The Joint Agreement on Safety and Immunity Guarantees (JASIG) mandates the two Parties to issue documents of identification or safe conduct passes to negotiators, consultants, staffers, security and other personnel to enable the Parties to hold peace negotiations and forge comprehensive agreements on human rights and international humanitarian law, social and economic reforms, political and constitutional reforms, and end of hostilities and disposition of forces in order to pave the way for a just and lasting peace in the country.
Except for the negotiators who are appointed by the respective principals of the Parties, the consultants, staffers, security and other personnel in the peace negotiations are chosen for their experience and expertise in the fields of economics, politics, law and human rights – both international and domestic, – military, etc., as well as their capability to consult with concerned communities and organizations on matters pertinent to the peace negotiations to move these forward.
In any legal and judicial system, criminal offenses are defined in law, codified and enriched in jurisprudence. Under the laws of the Government of the Republic of the Philippines (GRP), there is no crime attached to participation in peace negotiations or being holders of documents of identification or safe conduct passes.
Mr. Renante Gamara is protected from arrest under the JASIG as a publicly known consultant of the NDFP for political and constitutional reforms. Even under GRP laws, he could not be the subject of arrest because there is no warrant against him and he has an outstanding bail on the case with which he is charged. But his arresting unit resorted to the usual ploy of planting evidence in order to charge him with the trumped up offense of illegal possession of firearms and explosives, as in the cases of NDFP consultants Edilberto Silva, Vic Ladlad and Rey Claro Casambre.

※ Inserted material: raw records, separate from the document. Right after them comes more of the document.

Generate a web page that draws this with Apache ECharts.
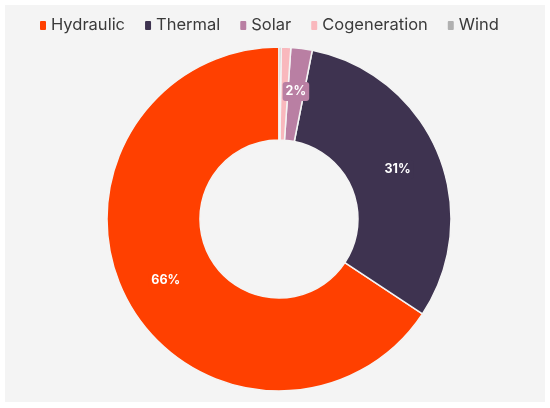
<!DOCTYPE html>
<html>
<head>
<meta charset="utf-8">
<script src="https://cdn.jsdelivr.net/npm/echarts@6/dist/echarts.min.js"></script>
<style>
html,body{margin:0;padding:0;background:#fff;}
#c{width:550px;height:408px;}
</style>
</head>
<body>
<div id="c"></div>
<script>
const categories = ['Hydraulic', 'Thermal', 'Solar', 'Cogeneration', 'Wind'];
const values = [65.7, 31.2, 2.0, 0.9, 0.2];
const colors = ['#ff4000', '#3e3350', '#b97fa3', '#f9b8bd', '#b0b0b0'];

const chart = echarts.init(document.getElementById('c'), null, {renderer: 'canvas'});
chart.setOption({
  animation: false,
  backgroundColor: '#ffffff',
  color: colors,
  graphic: [{
    type: 'rect', z: -10, silent: true,
    shape: {x: 5, y: 5, width: 540, height: 397},
    style: {fill: '#f4f4f4'}
  }],
  legend: {
    top: 12,
    left: 33,
    itemWidth: 8,
    itemHeight: 11,
    itemGap: 18,
    icon: 'roundRect',
    textStyle: {fontFamily: 'Inter', fontSize: 16.5, color: '#3a3a3a', padding: [0, 0, 0, -1]},
    data: categories
  },
  series: [{
    type: 'pie',
    center: [279, 219],
    radius: [79, 172],
    startAngle: 90,
    clockwise: false,
    avoidLabelOverlap: false,
    itemStyle: {borderColor: '#f4f4f4', borderWidth: 1.5},
    label: {
      show: true,
      position: 'inside',
      fontFamily: 'Inter',
      fontWeight: 'bold',
      fontSize: 12.5,
      color: '#ffffff',
      backgroundColor: 'inherit',
      padding: [3, 3],
      borderRadius: 3,
      formatter: function (p) { return Math.round(p.percent) + '%'; }
    },
    labelLine: {show: false},
    data: categories.map((n, i) => ({
      name: n,
      value: values[i],
      label: {show: values[i] >= 1.5}
    }))
  }]
});
</script>
</body>
</html>
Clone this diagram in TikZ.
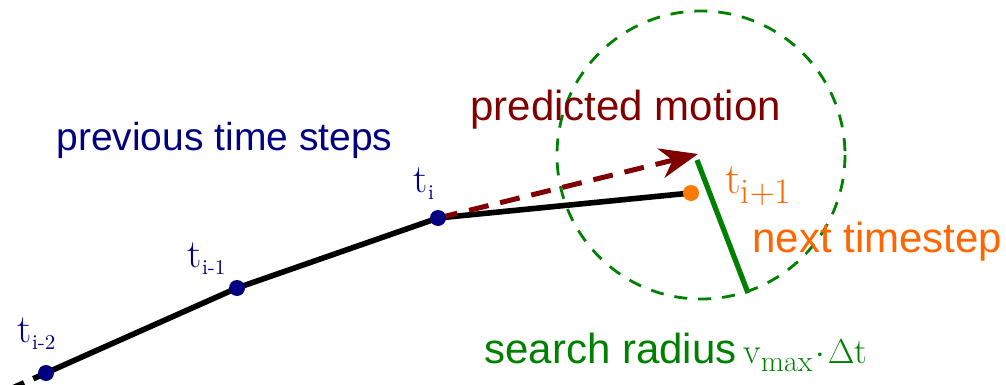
\documentclass[tikz,border=0pt]{standalone}
\usepackage{fontspec}
\setsansfont{Liberation Sans}
\usetikzlibrary{arrows.meta}
\definecolor{navy}{RGB}{0,0,128}
\definecolor{darkred}{RGB}{128,0,0}
\definecolor{orangetxt}{RGB}{255,102,0}
\definecolor{orangedot}{RGB}{255,120,0}
\definecolor{grn}{RGB}{0,128,0}
\newcommand{\tsmall}[1]{{\fontsize{20}{20}\selectfont t}\kern0.3pt\raisebox{-3.5pt}{\fontsize{10.5}{10.5}\selectfont #1}}
\begin{document}
\begin{tikzpicture}[x=0.5pt,y=-0.5pt,
  dot/.style={circle,fill=navy,inner sep=0pt,minimum size=8pt},
  lbl/.style={anchor=base west,inner sep=0pt,font=\sffamily\fontsize{21}{21}\selectfont},
  tlbl/.style={anchor=base west,inner sep=0pt,text=navy}]
\useasboundingbox (0,0) rectangle (1006,385);
% points
\coordinate (a) at (46,373);
\coordinate (b) at (237,288);
\coordinate (c) at (438,218);
\coordinate (d) at (691,193);
\coordinate (ctr) at (701,155);
\coordinate (tip) at (698,154);
\coordinate (ext) at (-12,399);
\coordinate (rad) at (748,293);
\coordinate (radstart) at (697,160);
% circle
\draw[grn,line width=1.4pt,dash pattern=on 6.5pt off 5.5pt] (ctr) circle[radius=144];
% black path
\draw[black,line width=2.8pt,dash pattern=on 7pt off 5pt] (a) -- (ext);
\draw[black,line width=2.8pt,line join=round] (a) -- (b) -- (c) -- (d);
% predicted arrow
\draw[darkred,line width=2.5pt,dash pattern=on 10pt off 6pt,
  -{Stealth[length=19pt,width=15pt,inset=6pt]}] (c) -- (tip);
% radius
\draw[grn,line width=2.6pt] (radstart) -- (rad);
% dots
\node[dot] (na) at (a) {};
\node[dot] (nb) at (b) {};
\node[dot] (nc) at (c) {};
\node[circle,fill=orangedot,inner sep=0pt,minimum size=8pt] (nd) at (d) {};
% labels
\node[tlbl] (la) at (17,342) {\tsmall{i-2}};
\node[tlbl] (lb) at (187,267) {\tsmall{i-1}};
\node[tlbl] (lc) at (413,192) {\tsmall{i}};
\node[anchor=base west,inner sep=0pt,text=orangetxt] (ld) at (725,193)
  {{\fontsize{22}{22}\selectfont t}\raisebox{-5pt}{\fontsize{18}{18}\selectfont i$+$1}};
\node[lbl,text=navy,font=\sffamily\fontsize{19.5}{19.5}\selectfont] (prev) at (56,150) {previous time steps};
\node[lbl,text=darkred] (pred) at (470,120) {predicted motion};
\node[lbl,text=orangetxt] (next) at (752,252) {next timestep};
\node[lbl,text=grn] (search) at (484,363) {search radius};
\node[anchor=base west,inner sep=0pt,text=grn] (vmax) at (743,363)
  {{\fontsize{18}{18}\selectfont v}\raisebox{-4pt}{\fontsize{15}{15}\selectfont max}\kern1.5pt{\fontsize{18}{18}\selectfont$\cdot$\kern1.5pt$\Delta$t}};
\end{tikzpicture}
\end{document}
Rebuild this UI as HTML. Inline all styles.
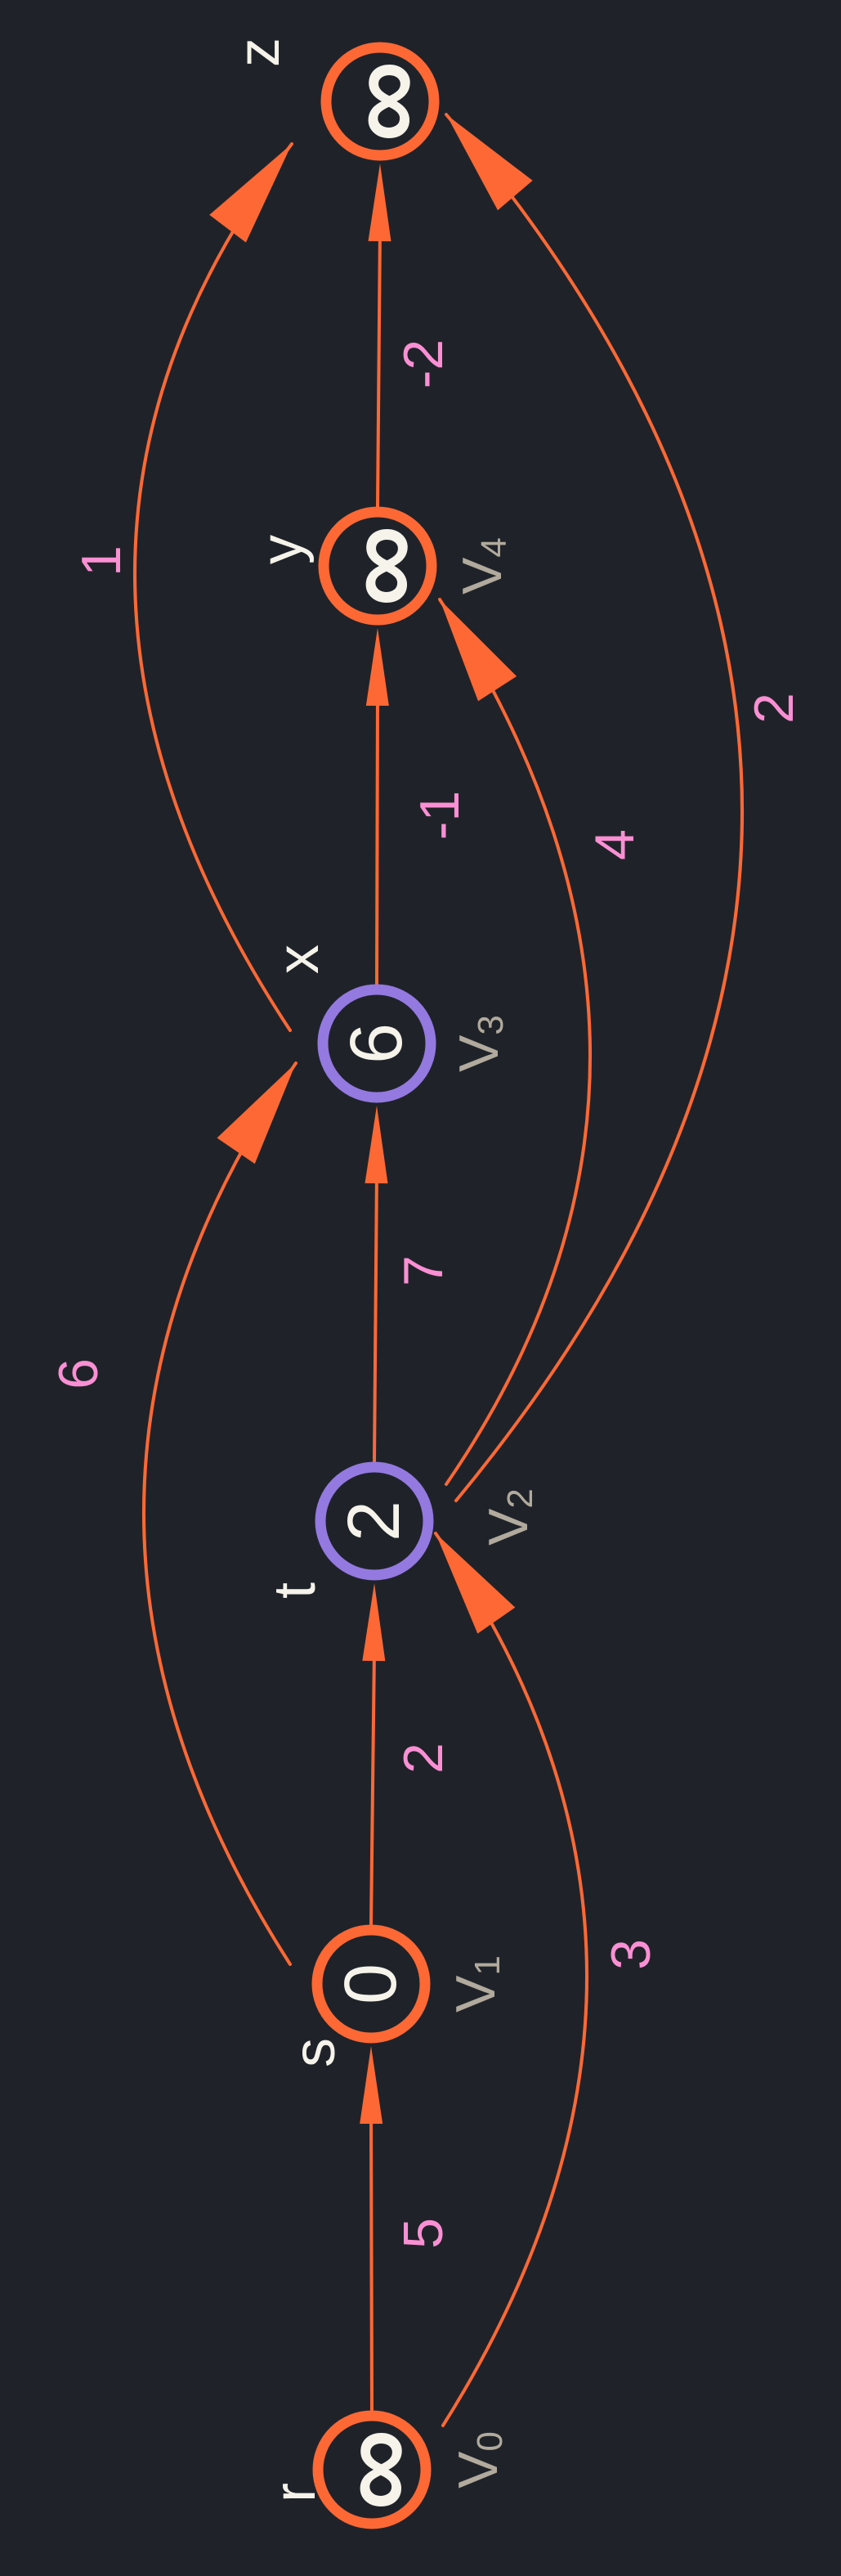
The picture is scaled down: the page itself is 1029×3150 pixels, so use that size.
<!DOCTYPE html>
<html><head><meta charset="utf-8">
<style>
html,body{margin:0;padding:0;background:#1f2329;}
svg{display:block;}
</style></head>
<body>
<svg id="g" width="1029" height="3150" viewBox="0 0 1029 3150" xmlns="http://www.w3.org/2000/svg">
<rect width="1029" height="3150" fill="#1f2329"/>
</svg>
<script>
const nodeNames = ["r","s","t","x","y","z"];
const nodeValues = ["∞","0","2","6","∞","∞"];
const nodeSub = ["0","1","2","3","4",""];
const nodeColors = ["#fd6835","#fd6835","#9479e0","#9479e0","#fd6835","#fd6835"];
const nodePos = [[455,3020],[454,2426],[458,1860],[461,1276],[462,692],[465,124]];
const edgeFrom = [0,1,2,3,4,0,1,3,2,2];
const edgeTo   = [1,2,3,4,5,2,3,5,4,5];
const edgeWeights = ["5","2","7","-1","-2","3","6","1","4","2"];
const edgeStart = [null,null,null,null,null,[542,2966],[355,2402],[355,1260],[546,1815],[558,1835]];
const edgeEnd   = [null,null,null,null,null,[533,1875],[362,1300],[357,176],[538,733],[546,140]];
const edgeBulge = [null,null,null,null,null,[718,2410],[176,1845],[165,700],[722,1285],[908,985]];
const labelPos = [[518,2731],[518,2150],[518,1554],[538,997],[518,445],[772,2390],[96,1680],[124,686],[752,1033],[947,866]];
const namePos = [[361,3048],[385,2510],[361,1945],[365,1173],[345,672],[317,64]];
const vPos = [[585,3008],[582,2426],[622,1855],[586,1276],[590,692]];

const svg=document.getElementById('g');
const NS='http://www.w3.org/2000/svg';
const OR='#fd6835';
const FF='Liberation Sans, DejaVu Sans, sans-serif';
function mk(t,a){const e=document.createElementNS(NS,t);for(const k in a)e.setAttribute(k,a[k]);svg.appendChild(e);return e;}
function arrow(tip,dx,dy,len,w){
  const L=Math.hypot(dx,dy);const ux=dx/L,uy=dy/L;
  const bx=tip[0]-ux*len,by=tip[1]-uy*len;const px=-uy*w/2,py=ux*w/2;
  return mk('polygon',{points:`${tip[0]},${tip[1]} ${bx+px},${by+py} ${bx-px},${by-py}`,fill:OR});
}
function rtext(x,y,str,size,fill){
  const t=mk('text',{x:0,y:0,'font-family':FF,'font-size':size,fill:fill,'text-anchor':'middle','dominant-baseline':'central',transform:`translate(${x},${y}) rotate(-90)`});
  t.textContent=str;return t;
}
for(let i=0;i<edgeFrom.length;i++){
  const a=nodePos[edgeFrom[i]],b=nodePos[edgeTo[i]];
  if(!edgeBulge[i]){
    const y0=a[1]-72,tip=[b[0],b[1]+76];
    const l=mk('line',{x1:a[0],y1:y0,x2:b[0],y2:tip[1]+80,stroke:OR,'stroke-width':4});
    
    
    const h=arrow(tip,b[0]-a[0],b[1]-a[1],95,28);
    
    
  } else {
    const s=edgeStart[i],e=edgeEnd[i],m=edgeBulge[i];
    const c=[2*m[0]-(s[0]+e[0])/2,2*m[1]-(s[1]+e[1])/2];
    const dx=e[0]-c[0],dy=e[1]-c[1];
    const p=mk('path',{d:`M${s[0]},${s[1]} Q${c[0]},${c[1]} ${e[0]},${e[1]}`,fill:'none',stroke:OR,'stroke-width':4,'stroke-linecap':'round'});
    
    
    const h=arrow(e,dx,dy,130,56);
    
    
  }
  const lt=rtext(labelPos[i][0],labelPos[i][1],edgeWeights[i],68,'#fb8fd4');
  
  
}
for(let i=0;i<nodeNames.length;i++){
  const [x,y]=nodePos[i];
  const c=mk('circle',{cx:x,cy:y,r:66,fill:'#1f2329',stroke:nodeColors[i],'stroke-width':13});
  
  
  const inf=nodeValues[i]==='∞';
  const v=rtext(inf?x+3:x,y,nodeValues[i],inf?140:90,'#f5f3ea');
  if(inf) v.setAttribute('font-weight','bold');
  
  
  const n=rtext(namePos[i][0],namePos[i][1],nodeNames[i],72,'#f5f3ea');
  
  
  if(nodeSub[i]!==''){
    const t=mk('text',{x:0,y:0,'font-family':FF,'font-size':68,fill:'#b1aa9d','text-anchor':'middle','dominant-baseline':'central',transform:`translate(${vPos[i][0]},${vPos[i][1]}) rotate(-90)`});
    
    
    const ts=document.createElementNS(NS,'tspan');ts.textContent='V';t.appendChild(ts);
    const sub=document.createElementNS(NS,'tspan');sub.setAttribute('font-size','44');sub.setAttribute('dy','14');sub.textContent=nodeSub[i];t.appendChild(sub);
  }
}
</script>
</body></html>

On the other hand, Fr. Art Balagat is a priest who was based abroad for a long time and had recently returned to the Philippines to retire in the Diocese of Imus, Cavite. He is neither a participant nor a holder of document of identification or safe conduct pass in the peace negotiations. But he was during the time of the Marcos dictatorship, the spokesperson of the Justice for Aquino, Justice for All (JAJA) movement. His arrest smacks of the regime’s irrational and unrelenting assault and persecution of church people.
The militarists in the GRP’s security cluster are fond of ignoring and violating their own laws, more so today under an enabling commander-in-chief whose apparent preferred solution to the nation’s problems is to intimidate, terrorize, jail or kill his opponents, suspected drug users from the poor, peasant activists, trade unionists, lawyers and human rights defenders. But there is a limit to his threatening speeches, brutal ways, corrupt practices, and treasonous policies. It will soon be reached.